Rating system
Empirica Stars
Every piece of research we publish — and every submission we score — earns between zero and three Stars. Think of it as restaurant stars, but for research: a quick visual that sums up our 0–100 validator score so you don't have to do the math.
For the per-check rubric that produces the underlying number, see the scoring page →
The ladder
Four tiers, tight thresholds
Exceptional
Score 90–100
Rare. Logic, empirical, and depth checks all passed at the highest band. Stands as a reference for the field.
Distinguished
Score 80–89
Strong work across all three checks. Publishable, citeable, and good enough that we automatically generate a course lesson from it.
Notable
Score 70–79
Validator-confident. The work clears the bar in every dimension, with minor improvements separating it from a higher tier.
Validated
Score 50–69
Passed our publication threshold for industry research, below the Empirica Stars threshold. The per-rubric breakdown shows what would lift it.
Scores below 50 don't publish at all — the validator rejects them and the submitter gets per-rubric feedback explaining why.
Why a tier system
A score of 87 means nothing at a glance
A reader scrolling Rankings or Notes shouldn't have to do arithmetic to decide whether something is worth reading. The number 87 doesn't tell you much without the rubric memorised. Two Stars tells you instantly: the validator was confident, expect strong work.
The 0–100 score is still on every page, and the per-rubric breakdown is one click away. The Stars are the shorthand, not a replacement.
Related — Guideline Paths
The tier rating is the signal. The Paths are the route.
Empirica Stars tell you which individual pieces of research are worth reading. Guideline Paths bundle the strongest pieces into a hand-curated sequence that takes you from zero to understanding on a topic. Every step in a Path surfaces its Star tier inline, so you see the quality signal as you read.
One way to think about it: this page tells you how we grade. Paths show you what to read first, second, third, with the grades attached.
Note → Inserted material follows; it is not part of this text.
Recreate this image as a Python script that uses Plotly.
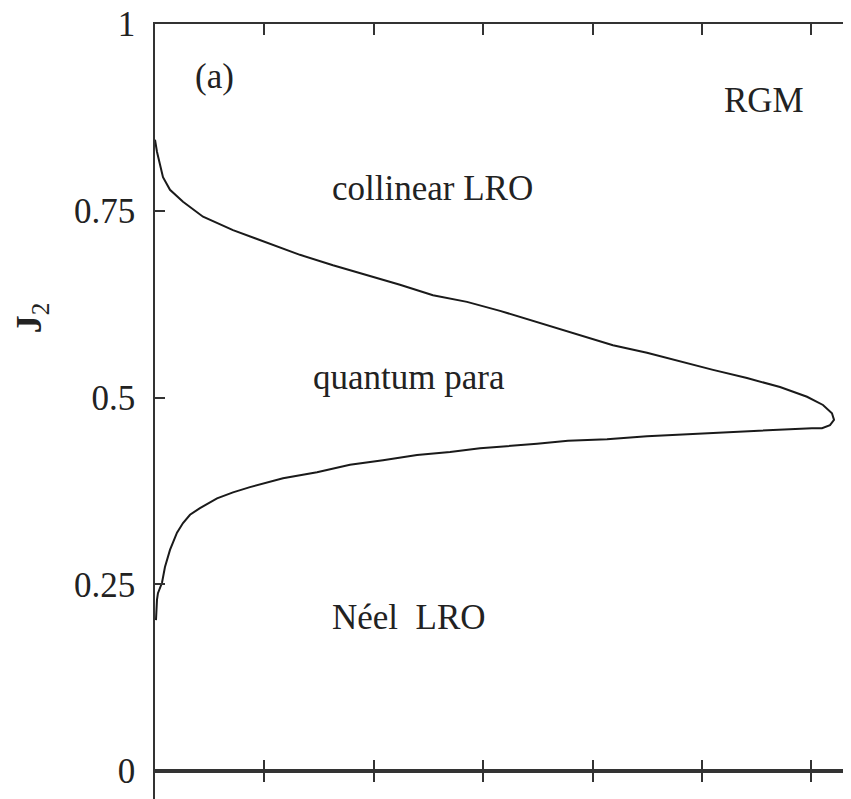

Browse the Guideline PathsTrustworthiness
The hard questions, answered honestly
Do authors pay to be graded?
No. The Empirica Stars brand depends on its independence. We don't accept payment from authors, institutions, or publishers in exchange for a grade. Submission is free; the score is the score. Future revenue comes from bulk API access for institutions and recommendation referrals, not from grading itself.
Who or what is the 'panel'?
An autonomous validation pipeline running against a fixed, published rubric. Three independent checks — logic, empirical, depth — then a final decision. The rubric and its thresholds are public, and the same bar applies to our own internal research as to external submissions. There's no human reviewer in the publish loop, by design: the bar is reproducible, the rubric is identical for every submission, and every score comes with a per-rubric breakdown so you can see exactly what the validator caught.
How can I trust the rating in a field you don't know well?
We won't pretend to coverage we don't have. Where we've scored hundreds of papers — agent economy, applied AI, quantitative strategy — the rating is calibrated and the thresholds are stable. Where coverage is thinner, the per-rubric breakdown is your best signal: a two-Star paper with a perfect empirical score and a weaker depth score tells you exactly what the validator caught and didn't. See the breakdown on any submission's status page.
What stops grade inflation?
The thresholds are wide on purpose. 70+ for one Star, 80+ for two, 90+ for three. Most published work earns one or none; two is meaningful; three is rare. We re-calibrate against our own internal output distribution quarterly and publish the recalibration when it happens.
How do I know my submission was graded fairly?
Every submission gets a per-rubric breakdown (Logic / Empirical / Depth scores plus specific issues flagged), emailed to you and shown on a live status page. If you disagree, revise and resubmit — the new attempt is scored fresh, with no penalty for prior tries. Full rubric here.
Will the criteria change?
The rubric is intentionally stable, but it isn't frozen. Major changes — new check, threshold shift, new content type — are announced and back-dated to existing scores so the historical ranking stays interpretable. Small drift (validator prompt tightening, new failure modes added to the rejection list) is documented in the public changelog.